The blurred lines of sexual consent may be confusing and uncomfortable to discuss, but Kenyon’s president, faculty and students broached the topic last Thursday, Sept. 19.
The “Blurred Lines” panel discussion, which took place in a crowded Community Foundation Theater in the Gund Gallery, shed light on issues related to sexual misconduct and consent at Kenyon. Moderated by Rebecca Ogus ’14, it featured panelists President Sean Decatur, Professor of Religious Studies Vernon Schubel, Professor of Psychology Sarah Murnen, Head Softball Coach Erin O’Neill ’02 and students Emily Estus ’14 and Abe Nelson ’14.

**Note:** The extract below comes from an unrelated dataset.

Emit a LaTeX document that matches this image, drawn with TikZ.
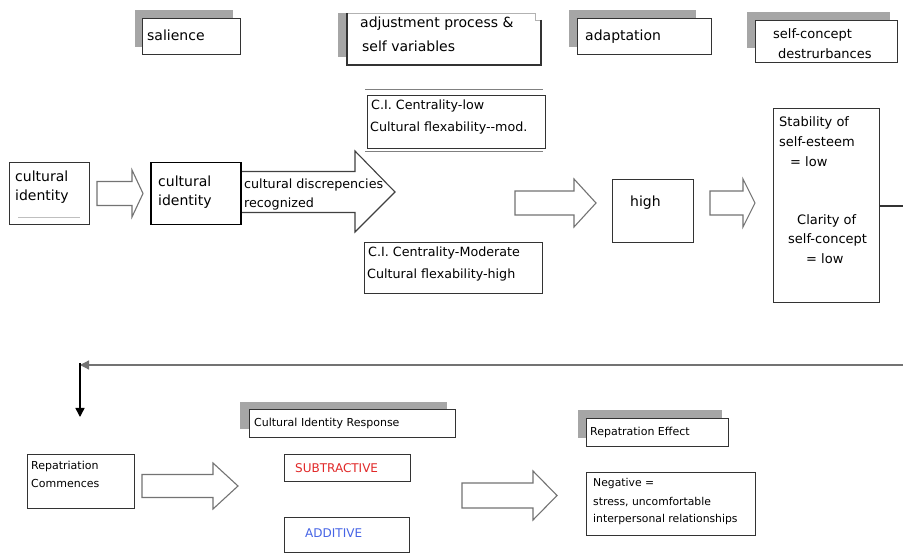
\documentclass[tikz,border=0pt]{standalone}
\usepackage{fontspec}
\setmainfont{DejaVu Sans}
\usetikzlibrary{arrows.meta}
\tikzset{
  boxn/.style={draw=black!80, line width=1.1pt, fill=white, inner sep=0pt, anchor=north west},
  shadown/.style={fill=black!35, draw=none},
  txt/.style={inner sep=0pt, anchor=west, font=\fontsize{14}{16}\selectfont},
  mtxt/.style={txt, font=\fontsize{12.7}{15}\selectfont},
  stxt/.style={txt, font=\fontsize{11}{13}\selectfont},
  arr/.style={draw=black!55, line width=1.1pt, fill=white, line join=miter},
}
\newcommand\blockarr[6]{%
  \draw[arr] (#1,{#4-#5}) -- (#3,{#4-#5}) -- (#3,{#4-#6}) -- (#2,#4) -- (#3,{#4+#6}) -- (#3,{#4+#5}) -- (#1,{#4+#5}) -- cycle;}
\begin{document}
\begin{tikzpicture}[x=1pt,y=-1pt]
\useasboundingbox[fill=white] (0,0) rectangle (903,553);

% ---- headers ----
\fill[shadown] (135,10) rectangle (233,47);
\node[boxn, minimum width=98pt, minimum height=36pt] (hsal) at (142,18) {};
\node[txt] (tsal) at (147,35) {salience};

\fill[shadown] (338,13) rectangle (500,57);
\node[boxn, draw=none, minimum width=194pt, minimum height=52pt] (hadj) at (347,13) {};
\draw[black!30, line width=0.8pt] (347,13) -- (535,13) -- (535,20) -- (541,20);
\draw[black!80, line width=1.1pt] (541,20) -- (541,65) -- (347,65) -- (347,13);
\node[txt] (tadj1) at (360,24) {adjustment process \&};
\node[txt] (tadj2) at (362,46) {self variables};

\fill[shadown] (569,10) rectangle (696,47);
\node[boxn, minimum width=134pt, minimum height=36pt] (hada) at (577,18) {};
\node[txt] (tada) at (585,37) {adaptation};

\fill[shadown] (747,12) rectangle (890,48);
\node[boxn, minimum width=142pt, minimum height=42pt] (hsc) at (755,20) {};
\node[txt, font=\fontsize{13}{15}\selectfont] (tsc1) at (773,35) {self-concept};
\node[txt, font=\fontsize{13}{15}\selectfont] (tsc2) at (778,54) {destrurbances};

% ---- row 1 ----
\node[boxn, minimum width=80pt, minimum height=62pt] (b1) at (9,162) {};
\draw[black!25, line width=0.8pt] (18,217) -- (80,217);
\node[txt] (tb1a) at (15,176) {cultural};
\node[txt] (tb1b) at (15,197) {identity};

\blockarr{97}{143}{132}{193.5}{12}{23.5}

\draw[arr, draw=black!75] (240,171.5) -- (355,171.5) -- (355,151) -- (395,192) -- (355,232) -- (355,212.5) -- (240,212.5) -- cycle;

\node[boxn, draw=black, line width=1.5pt, minimum width=90pt, minimum height=62pt] (b2) at (150,162) {};
\node[txt] (tb2a) at (158,181) {cultural};
\node[txt] (tb2b) at (158,202) {identity};
\node[mtxt] (tdis1) at (244,185) {cultural discrepencies};
\node[mtxt] (tdis2) at (244,204) {recognized};

\draw[black!50, line width=1pt] (365,90) -- (543,90);
\draw[black!50, line width=1pt] (365,152) -- (543,152);
\node[boxn, minimum width=178pt, minimum height=53pt] (ci1) at (367,95) {};
\node[mtxt] (tci1a) at (371,106) {C.I. Centrality-low};
\node[mtxt] (tci1b) at (370,128) {Cultural flexability-{}-mod.};

\node[boxn, minimum width=178pt, minimum height=51pt] (ci2) at (364,242) {};
\node[mtxt] (tci2a) at (368,253) {C.I. Centrality-Moderate};
\node[mtxt] (tci2b) at (367,275) {Cultural flexability-high};

\blockarr{515}{596}{574}{203}{12}{24}

\node[boxn, minimum width=81pt, minimum height=63pt] (hi) at (612,179) {};
\node[txt] (thi) at (630,203) {high};

\blockarr{710}{755}{743}{203}{12}{24}

\node[boxn, minimum width=106pt, minimum height=194pt] (st) at (773,108) {};
\node[txt, font=\fontsize{13}{15}\selectfont] (tst1) at (779,123) {Stability of};
\node[txt, font=\fontsize{13}{15}\selectfont] (tst2) at (779,142) {self-esteem};
\node[txt, font=\fontsize{13}{15}\selectfont] (tst3) at (790,162) {= low};
\node[txt, font=\fontsize{13}{15}\selectfont] (tst4) at (797,221) {Clarity of};
\node[txt, font=\fontsize{13}{15}\selectfont] (tst5) at (788,240) {self-concept};
\node[txt, font=\fontsize{13}{15}\selectfont] (tst6) at (806,259) {= low};

\coordinate (re) at (903,206);
\draw[black!80, line width=1.1pt] (st.east |- re) -- (re);

% ---- return connector ----
\coordinate (rr) at (903,365);
\coordinate (rl) at (80,365);
\coordinate (rt) at (80,363);
\coordinate (rd) at (80,417);
\draw[black!55, line width=1.2pt, -{Triangle[length=9pt,width=9pt]}] (rr) -- (rl);
\draw[black, line width=1.5pt, -{Triangle[length=9pt,width=9pt]}] (rt) -- (rd);

% ---- bottom row ----
\node[boxn, minimum width=107pt, minimum height=54pt] (rep) at (27,454) {};
\node[stxt] (trep1) at (31,466) {Repatriation};
\node[stxt] (trep2) at (31,483) {Commences};

\blockarr{142}{238}{213}{486}{11.5}{23}

\fill[shadown] (240,402) rectangle (447,429);
\node[boxn, minimum width=206pt, minimum height=28pt] (cir) at (249,409) {};
\node[stxt] (tcir) at (254,423) {Cultural Identity Response};

\node[boxn, minimum width=126pt, minimum height=27pt] (sub) at (284,454) {};
\node[stxt, text={rgb,255:red,225;green,40;blue,40}, font=\fontsize{12}{14}\selectfont] (tsub) at (295,468) {SUBTRACTIVE};

\node[boxn, minimum width=125pt, minimum height=35pt] (add) at (284,517) {};
\node[stxt, text={rgb,255:red,70;green,100;blue,230}, font=\fontsize{12}{14}\selectfont] (tadd) at (305,533) {ADDITIVE};

\blockarr{462}{557}{533}{495.5}{12.5}{24.5}

\fill[shadown] (578,410) rectangle (722,438);
\node[boxn, minimum width=142pt, minimum height=28pt] (ref) at (586,418) {};
\node[stxt] (tref) at (590,432) {Repatration Effect};

\node[boxn, minimum width=169pt, minimum height=63pt] (neg) at (586,472) {};
\node[stxt, font=\fontsize{10.8}{13}\selectfont] (tneg1) at (593,484) {Negative =};
\node[stxt, font=\fontsize{10.8}{13}\selectfont] (tneg2) at (593,502) {stress, uncomfortable};
\node[stxt, font=\fontsize{10.8}{13}\selectfont] (tneg3) at (593,520) {interpersonal relationships};
\end{tikzpicture}
\end{document}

Director of Multicultural Affairs Chris Kennerly and Director of the Office of Student Rights and Responsibilities Samantha Hughes thought of the panel as a way to provide students with continued education on sexual consent.
“I was at an orientation for academic advisors, and Professor Schubel made a comment that we need to talk about student relationships, and I went back to Samantha and we talked about it,” Kennerly said. Hughes came up with the title “Blurred Lines” because, according to Kennerly, “that’s really what it is when it comes to consent.”
After deciding to hold a panel on the subject, they selected a combination of students and faculty to serve on the panel. “We work here, but it’s not home to us 24/7 like it is for the students,” Hughes said.
Panelists took a candid but delicate approach to the subject and were not afraid to shed light on problems related to sexual misconduct relevant to Kenyon’s community.
One issue covered at length was the vagueness of sexual consent when individuals involved are intoxicated and the problems resulting from people “hooking up” while drunk when they wouldn’t have had if they had been sober. The issue, as Ogus said later, is “really tricky.” Shubel expressed his distaste for drunken hookups “because there’s no responsibility,” and they are the antithesis of the “wonderful human experience” sex should be. He also stressed students should be more mature in their attitudes toward sexual encounters.
The panelists also discussed changes in Kenyon’s consent policy made two years ago. The revision changed the definition of consent from an exclusively verbal agreement to also include nonverbal agreement. Murnen explained the new policy was brought up “to encourage enthusiastic participation and seeing everyone involved as a collaboration” in the hope of bringing a more positive sexual behavior model to campus.
Panelists agreed they felt the new policy was more reflective of the realities of sexual misconduct and open to victims reporting incidents. “It would be so much easier if all consent could be verbalized, but oftentimes it’s not,” Ogus said. “Even if you didn’t say anything, it still shouldn’t have happened, and it’s not right.”
In addition to problems resulting from sexual consent, panelists also discussed positive changes they’ve seen at Kenyon. O’Neill commented she felt there were more relationships and awareness since her time as a student. “I think people have begun to have more of a voice about these things,” she said.
Other panelists said they hope the significant increase in sexual misconduct reports last year was a result of the effectiveness of the new policy and students having a greater knowledge of what is and is not acceptable.
Panelists, as well as Kennerly and Hughes, were pleased about how many people attended the event, and felt it was successful.
“I wasn’t expecting the turnout to be as good as it was,” O’Neill said.
Hughes stated she saw it as “a positive change” that there were some men in the audience who weren’t sexual misconduct advisors. They also hope this event will start a larger conversation about sexual misconduct issues on Kenyon’s campus, as well as help students speak out against an ongoing problem.
“We can’t let this diminish the quality of the educational experience here,” Decatur said. “It’s wrong, it’s unacceptable and we need to make sure it doesn’t happen.”
As part of the ongoing conversation on sexual misconduct, the College is also holding events as part of Take Back the Night, an annual program aimed at raising awareness about sexual assault and violence. Today, Thursday, Sept. 26, a forum on how men fit into the discussion of consent will be held at 7 p.m. at Weaver Cottage. Tomorrow, a Speak Out event in Peirce Lounge will kick off at 7 p.m., and on Saturday, Sept. 28, the Light Up the Night Carnival will brighten Ransom Lawn from 7:30 to 9:30 p.m.